This is the third in the series, A Soft Landing, which explores how we might achieve a more just, equitable society without violent revolution.
Red. Yellow. Blue. With only three buckets of paint, we can create every color. Mix them carefully and we produce incredible hues. Over stir and everything turns brown.
Our government is currently organized along three distinct levels: Federal, State and Local. The logic in this hearkens back to Colonial charters and reflects a geographically large nation with a wide range of identities. In theory, our three levels of government are distinct as primary colors. In fact, they bleed into one another. Sometimes, they coordinate smoothly to provide equitable services across our broad land. More often, they get mangled over competing interests, pork, time, and politics.
If our new Constitution maintains the divisions of federal, state, and local authority, it should better clarify the responsibilities of each level of government to create clear pathways for implementation and administration. What do I mean by this? Let’s consider the most egregious obfuscation of authority in our current Constitution: voting.

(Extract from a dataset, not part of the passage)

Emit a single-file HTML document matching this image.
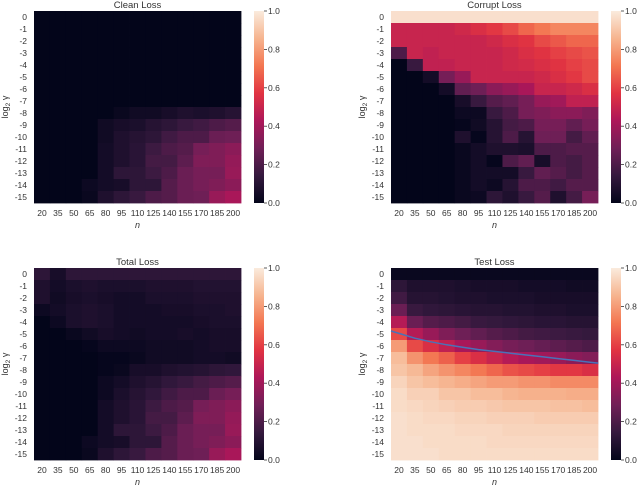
<!DOCTYPE html>
<html><head><meta charset="utf-8">
<style>
html,body{margin:0;padding:0;background:#fff;}
svg text{font-family:"Liberation Sans","DejaVu Sans",sans-serif;fill:#333;}
</style></head>
<body>
<svg id="fig" width="640" height="487" viewBox="0 0 640 487" xmlns="http://www.w3.org/2000/svg">
<defs>
<linearGradient id="rocket" x1="0" y1="1" x2="0" y2="0">
<stop offset="0" stop-color="#03051a"/>
<stop offset="0.1429" stop-color="#35193e"/>
<stop offset="0.2857" stop-color="#701f57"/>
<stop offset="0.4286" stop-color="#ad1759"/>
<stop offset="0.5714" stop-color="#e13342"/>
<stop offset="0.7143" stop-color="#f37651"/>
<stop offset="0.8571" stop-color="#f6b48f"/>
<stop offset="1" stop-color="#faebdd"/>
</linearGradient>
</defs>
</svg>
<script>
const nLabels=["20","35","50","65","80","95","110","125","140","155","170","185","200"];
const gammaLabels=["0","-1","-2","-3","-4","-5","-6","-7","-8","-9","-10","-11","-12","-13","-14","-15"];
const cbTicks=[0,0.2,0.4,0.6,0.8,1.0];
const Z=[0,0,0,0,0,0,0,0,0,0,0,0,0];
const cleanLoss=[Z,Z,Z,Z,Z,Z,Z,Z,
[0,0,0,0,0,0.02,0.04,0.04,0.06,0.08,0.07,0.08,0.1],
[0,0,0,0,0.04,0.06,0.07,0.1,0.12,0.15,0.17,0.2,0.22],
[0,0,0,0,0.04,0.08,0.1,0.12,0.17,0.2,0.2,0.27,0.28],
[0,0,0,0,0.05,0.08,0.11,0.16,0.2,0.22,0.3,0.32,0.35],
[0,0,0,0,0.05,0.08,0.11,0.18,0.18,0.24,0.32,0.32,0.37],
[0,0,0,0,0.05,0.12,0.12,0.16,0.2,0.27,0.3,0.3,0.38],
[0,0,0,0.03,0.05,0.06,0.12,0.12,0.22,0.27,0.3,0.32,0.35],
[0,0,0,0.02,0.08,0.12,0.15,0.2,0.22,0.27,0.28,0.38,0.42]];
const corruptLoss=[
[0.97,0.97,0.97,0.97,0.97,0.97,0.97,0.97,0.97,0.97,0.97,0.97,0.97],
[0.5,0.5,0.5,0.5,0.52,0.55,0.58,0.62,0.68,0.72,0.75,0.75,0.75],
[0.5,0.5,0.5,0.5,0.5,0.5,0.52,0.55,0.57,0.62,0.65,0.68,0.68],
[0.2,0.5,0.48,0.5,0.5,0.5,0.5,0.52,0.55,0.57,0.6,0.62,0.64],
[0,0.15,0.48,0.48,0.5,0.5,0.5,0.52,0.53,0.55,0.57,0.6,0.62],
[0,0,0.05,0.3,0.38,0.5,0.5,0.5,0.5,0.52,0.55,0.58,0.62],
[0,0,0,0.05,0.25,0.28,0.35,0.38,0.42,0.5,0.5,0.52,0.55],
[0,0,0,0,0.06,0.15,0.22,0.25,0.3,0.38,0.4,0.48,0.48],
[0,0,0,0,0.03,0.03,0.15,0.2,0.3,0.32,0.35,0.35,0.32],
[0,0,0,0,0.01,0.04,0.1,0.18,0.2,0.3,0.3,0.25,0.3],
[0,0,0,0,0.08,0.01,0.1,0.2,0.1,0.28,0.28,0.18,0.25],
[0,0,0,0,0.02,0.05,0.08,0.08,0.07,0.2,0.2,0.22,0.22],
[0,0,0,0,0.02,0.05,0.01,0.2,0.25,0.06,0.2,0.18,0.22],
[0,0,0,0,0.02,0.05,0.05,0.05,0.15,0.25,0.22,0.18,0.22],
[0,0,0,0,0.02,0.05,0.03,0.1,0.2,0.2,0.17,0.22,0.22],
[0,0,0,0,0.02,0.03,0.12,0.08,0.15,0.22,0.08,0.18,0.3]];
const totalLoss=[
[0.12,0.06,0.12,0.12,0.12,0.12,0.12,0.12,0.12,0.12,0.12,0.12,0.12],
[0.08,0.05,0.07,0.08,0.07,0.07,0.07,0.08,0.08,0.08,0.09,0.09,0.09],
[0.08,0.04,0.06,0.07,0.06,0.05,0.05,0.07,0.07,0.07,0.08,0.08,0.08],
[0.03,0.05,0.07,0.08,0.07,0.05,0.05,0.05,0.06,0.06,0.07,0.07,0.08],
[0,0.03,0.07,0.08,0.07,0.05,0.05,0.05,0.05,0.05,0.06,0.07,0.07],
[0,0,0.02,0.04,0.06,0.05,0.04,0.05,0.05,0.06,0.05,0.06,0.06],
[0,0,0,0.01,0.03,0.03,0.03,0.04,0.04,0.04,0.05,0.06,0.06],
[0,0,0,0,0.01,0.01,0.02,0.04,0.04,0.04,0.05,0.05,0.04],
[0,0,0,0,0.01,0.02,0.06,0.06,0.08,0.09,0.1,0.12,0.13],
[0,0,0,0,0.03,0.05,0.08,0.1,0.13,0.15,0.18,0.2,0.22],
[0,0,0,0,0.03,0.07,0.1,0.13,0.17,0.2,0.2,0.27,0.3],
[0,0,0,0,0.05,0.08,0.11,0.16,0.2,0.22,0.3,0.32,0.35],
[0,0,0,0,0.05,0.08,0.11,0.18,0.18,0.24,0.32,0.32,0.37],
[0,0,0,0,0.05,0.12,0.12,0.16,0.2,0.27,0.3,0.3,0.38],
[0,0,0,0.03,0.05,0.06,0.12,0.12,0.22,0.27,0.3,0.32,0.35],
[0,0,0,0.02,0.08,0.12,0.15,0.2,0.22,0.27,0.28,0.38,0.42]];
const testLoss=[
[0.02,0.02,0.02,0.02,0.02,0.02,0.02,0.02,0.02,0.02,0.02,0.02,0.02],
[0.12,0.08,0.08,0.08,0.07,0.06,0.06,0.06,0.05,0.05,0.05,0.04,0.04],
[0.17,0.1,0.1,0.09,0.08,0.08,0.07,0.07,0.07,0.06,0.06,0.06,0.06],
[0.27,0.15,0.13,0.12,0.11,0.1,0.1,0.09,0.09,0.08,0.08,0.07,0.07],
[0.45,0.27,0.22,0.2,0.18,0.15,0.14,0.13,0.12,0.11,0.11,0.1,0.1],
[0.62,0.45,0.38,0.32,0.28,0.25,0.22,0.2,0.18,0.17,0.16,0.15,0.14],
[0.8,0.62,0.55,0.48,0.42,0.38,0.33,0.3,0.28,0.26,0.24,0.22,0.2],
[0.88,0.78,0.72,0.67,0.6,0.55,0.5,0.45,0.42,0.4,0.38,0.35,0.33],
[0.9,0.87,0.82,0.78,0.75,0.72,0.68,0.64,0.62,0.6,0.58,0.58,0.55],
[0.94,0.9,0.88,0.86,0.84,0.82,0.8,0.8,0.78,0.78,0.76,0.76,0.76],
[0.96,0.93,0.93,0.9,0.9,0.88,0.88,0.86,0.85,0.85,0.85,0.84,0.84],
[0.96,0.95,0.94,0.93,0.92,0.92,0.91,0.9,0.9,0.9,0.89,0.89,0.88],
[0.97,0.96,0.95,0.95,0.94,0.94,0.93,0.93,0.93,0.92,0.92,0.92,0.92],
[0.97,0.96,0.96,0.96,0.95,0.95,0.95,0.94,0.94,0.94,0.94,0.94,0.94],
[0.97,0.97,0.96,0.96,0.96,0.96,0.95,0.95,0.95,0.95,0.95,0.95,0.95],
[0.97,0.97,0.97,0.96,0.96,0.96,0.96,0.96,0.96,0.96,0.96,0.96,0.96]];
// boundary curve in log2(gamma) units, one per n
const boundaryLog2Gamma=[-4.95,-5.35,-5.65,-5.9,-6.1,-6.3,-6.45,-6.6,-6.75,-6.9,-7.05,-7.2,-7.35];

const stops=[[0,[3,5,26]],[0.1429,[53,25,62]],[0.2857,[112,31,87]],[0.4286,[173,23,89]],[0.5714,[225,51,66]],[0.7143,[243,118,81]],[0.8571,[246,180,143]],[1,[250,235,221]]];
function cmap(v){v=Math.max(0,Math.min(1,v));for(let i=1;i<stops.length;i++){if(v<=stops[i][0]){const a=stops[i-1],b=stops[i];const t=(v-a[0])/(b[0]-a[0]);const c=a[1].map((x,k)=>Math.round(x+(b[1][k]-x)*t));return `rgb(${c[0]},${c[1]},${c[2]})`;}}return 'rgb(250,235,221)';}
const NS="http://www.w3.org/2000/svg";
const svg=document.getElementById('fig');
function el(tag,attrs,parent){const e=document.createElementNS(NS,tag);for(const k in attrs)e.setAttribute(k,attrs[k]);(parent||svg).appendChild(e);return e;}
function txt(s,attrs,parent){const e=el('text',attrs,parent);e.textContent=s;return e;}

const panels=[
{title:"Clean Loss",data:cleanLoss,x:34,y:11,slug:"clean-loss"},
{title:"Corrupt Loss",data:corruptLoss,x:391,y:11,slug:"corrupt-loss"},
{title:"Total Loss",data:totalLoss,x:34,y:268,slug:"total-loss"},
{title:"Test Loss",data:testLoss,x:391,y:268,slug:"test-loss",line:boundaryLog2Gamma}];
const W=207,H=192;
panels.forEach(p=>{
  const g=el('g',{});
  
  
  const cw=W/nLabels.length, ch=H/gammaLabels.length;
  const xs=i=>p.x+i*cw, ys=j=>p.y+j*ch;
  const yOfLog=v=>p.y+(-v)*ch+ch/2;
  p.data.forEach((row,j)=>row.forEach((v,i)=>{
    const r=el('rect',{x:xs(i),y:ys(j),width:cw+0.4,height:ch+0.4,fill:cmap(v)},g);
    
    
  }));
  const t=txt(p.title,{x:p.x+W/2,y:p.y-3,'text-anchor':'middle','font-size':9.5},g);
  
  
  gammaLabels.forEach((s,j)=>{
    const l=txt(s,{x:p.x-7,y:ys(j)+ch/2+3.2,'text-anchor':'end','font-size':8.5},g);
    
    
  });
  nLabels.forEach((s,i)=>{
    const l=txt(s,{x:xs(i)+cw/2,y:p.y+H+13,'text-anchor':'middle','font-size':8.5},g);
    
    
  });
  const xt=txt('n',{x:p.x+W/2,y:p.y+H+25,'text-anchor':'middle','font-size':9,'font-style':'italic'},g);
  
  
  const cx=p.x-26, cy=p.y+H/2;
  const yt=el('text',{x:cx,y:cy,'text-anchor':'middle','font-size':9,transform:`rotate(-90 ${cx} ${cy})`},g);
  yt.innerHTML='log<tspan font-size="6.5" dy="2">2</tspan><tspan dy="-2"> γ</tspan>';
  
  
  const bx=p.x+220;
  const cb=el('rect',{x:bx,y:p.y,width:10,height:H,fill:'url(#rocket)'},g);
  
  
  cbTicks.forEach(v=>{
    const yy=p.y+H-v*H;
    el('line',{x1:bx+10,x2:bx+13,y1:yy,y2:yy,stroke:'#333','stroke-width':0.8},g);
    const l=txt(v.toFixed(1),{x:bx+14,y:yy+3,'font-size':8.5},g);
    
    
  });
  if(p.line){
    const pts=p.line.map((v,i)=>`${xs(i)+cw/2},${yOfLog(v)}`);
    const slope0=(yOfLog(p.line[1])-yOfLog(p.line[0]));
    const n=p.line.length;
    const slopeN=(yOfLog(p.line[n-1])-yOfLog(p.line[n-2]));
    pts.unshift(`${p.x},${yOfLog(p.line[0])-slope0/2}`);
    pts.push(`${p.x+W},${yOfLog(p.line[n-1])+slopeN/2}`);
    const pl=el('polyline',{points:pts.join(' '),fill:'none',stroke:'#4a72b8','stroke-width':1.5},g);
    
    
  }
});
</script>
</body></html>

Elections for Federal offices are based on districts established by fifty different states with fifty different sets of rules. This is not just inefficient; it enables inequality that undermines our stated principal of one person, one vote. Motor voter registration, exact signature match, felon eligibility: why do the rules vary so much from state to state? Because our present Constitution gives states the right to determine district boundaries and voter requirements for Federal elections. This is wrong.
The Federal government should draw the districts of its elected representatives, according to clear and consistently applied guidelines. Similarly, the requirements for individuals to vote in any Federal election should be the same for all citizens in our nation.
Our new Constitution should establish uniform, nation-wide criteria to define how Federal elections are held. It should also allow states to establish their own means of administering state elections. True, complications could arise from having different voting rules for different types of elections. But those complications are preferable to our present condition of having different voting rules for the same election.
We should strive to keep our respective levels of government operating as independent from each other as possible. To guide our nation toward functioning equitably, and to prevent primary colors from running to mud.
This is brilliant!
Thanks. It is simple suggestion that I think would really make a difference.